La de John Wick es, en su abstracción, una escalada hacia el mito que no oculta sus intenciones de cuento asombroso. Que El maquinista de la general de Buster Keaton aparezca citada explícitamente en su prólogo en Times Square no puede ser casual, como tampoco cierta sección del filme ubicada en un ballet. Son dos referencias visuales claras, que hablan de la concepción visual del director y antiguo especialista Chad Stahelski, pero analizar de dónde proviene ese eterno combustible es matar la saga. Soportada en una estructura argumental casi de videojuego, con John Wick superando fases a medida que asciende de nivel en busca de una eterna autoridad superior a la que rebelarse, todo en ella resulta de una pureza y contundencia increibles. En Parabellum queda más claro que nunca: esto no es tanto un relato de venganza como una quimérica y alucinación del hombre contra el sistema; un cuento popular en clave de actioner (ruso, chino, americano) sobre deudas y consecuencias. En John Wick todo el mundo conoce a John Wick, su reputación le precede como si de una sublimación de nuestro ego se tratase.

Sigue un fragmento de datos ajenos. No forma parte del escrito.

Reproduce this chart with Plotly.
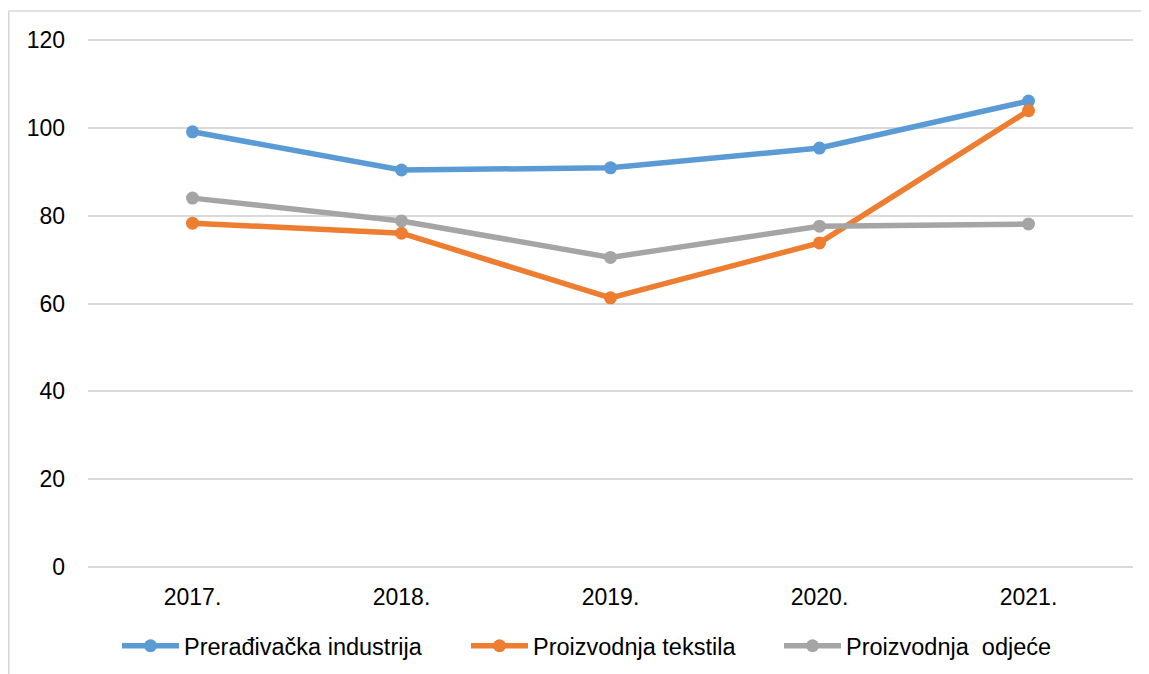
import plotly.graph_objects as go

years = ["2017.", "2018.", "2019.", "2020.", "2021."]
preradivacka = [99.1, 90.4, 90.9, 95.4, 106.1]
tekstil = [78.3, 76.0, 61.3, 73.8, 103.9]
odjeca = [84.0, 78.8, 70.5, 77.6, 78.1]

names = ["Prerađivačka industrija", "Proizvodnja tekstila", "Proizvodnja\u00a0 odjeće"]
colors = ["#5B9BD5", "#ED7D31", "#A5A5A5"]
series = [preradivacka, tekstil, odjeca]
legend_ids = ["legend", "legend2", "legend3"]

fig = go.Figure()
for name, vals, col, lg in zip(names, series, colors, legend_ids):
    fig.add_trace(go.Scatter(
        x=years, y=vals, name=name, mode="lines+markers",
        line=dict(color=col, width=5.5),
        marker=dict(color=col, size=13),
        legend=lg,
    ))

# page has an 8px body margin, so figure is sized to the remaining window
W, H = 1141, 666
L, R, T, B = 80, 16, 30, 105
pw = W - L - R
ph = H - T - B
bottom_px = H - B          # figure y of plot-area bottom


def px_to_paper_y(py):
    return (bottom_px - py) / ph


legend_px = [115 - 6, 464 - 6, 777 - 6]
leg_y = px_to_paper_y(638)


def legend_cfg(px):
    return dict(orientation="h", x=(px - L) / pw, xanchor="left", y=leg_y, yanchor="middle",
                itemwidth=57, font=dict(size=23.5), bgcolor="rgba(0,0,0,0)")


fig.update_layout(
    width=W, height=H,
    margin=dict(l=L, r=R, t=T, b=B, autoexpand=False),
    paper_bgcolor="white", plot_bgcolor="white",
    font=dict(family="Liberation Sans, Arial, sans-serif", size=23, color="#000000"),
    showlegend=True,
    legend=legend_cfg(legend_px[0]),
    legend2=legend_cfg(legend_px[1]),
    legend3=legend_cfg(legend_px[2]),
    xaxis=dict(type="category", range=[-0.5, 4.5], showgrid=False, showline=False,
               zeroline=False, ticks="", ticklabelstandoff=12),
    yaxis=dict(range=[-0.46, 120.46], tickvals=[0, 20, 40, 60, 80, 100, 120],
               showgrid=True, gridcolor="#D9D9D9", gridwidth=1.6, zeroline=False,
               showline=False, ticks="", ticklabelstandoff=22),
)

# chart-area border: top and left edges
x_left = (0.8 - L) / pw
y_top = px_to_paper_y(3)
fig.add_shape(type="line", xref="paper", yref="paper",
              x0=x_left, x1=(W + 5 - L) / pw, y0=y_top, y1=y_top,
              line=dict(color="#D9D9D9", width=1.6), layer="below")
fig.add_shape(type="line", xref="paper", yref="paper",
              x0=x_left, x1=x_left, y0=y_top, y1=px_to_paper_y(H + 5),
              line=dict(color="#D9D9D9", width=1.6), layer="below")

fig.write_html("out.html")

Pero John Wick 3 no sería nada, como las dos anteriores, sin la humildad y monstruoso carisma de Keanu Reeves. Lo que hace aquí el intérprete de Matrix y Speed no es una interpretación usual, y solo es posible cuando uno ostenta una determinada posición en la memoria sentimental del público. Reeves hace parecer fácil lo difícil, y no solo hablamos de coreografías: es una presencia tan absoluta como afable, el espectador es un privilegiado acompañante de un personaje/actor inmerso en su propia montaña rusa. Todo en él es de una apostura casi paródica, y a la vez monstruosamente contundente; Ian McShane y otros intérpretes veteranos solo pueden dejarse arrastrar por su show.

Enumerar las secuencias de acción asombrosas de la película de Stahelski es, hoy más que nunca, tarea inútil. Analizarlas, un trabajo placentero una vez el filme goce de distribución doméstica. ¿Obra maestra? Ni falta que le hace, pero qué diablos: sí.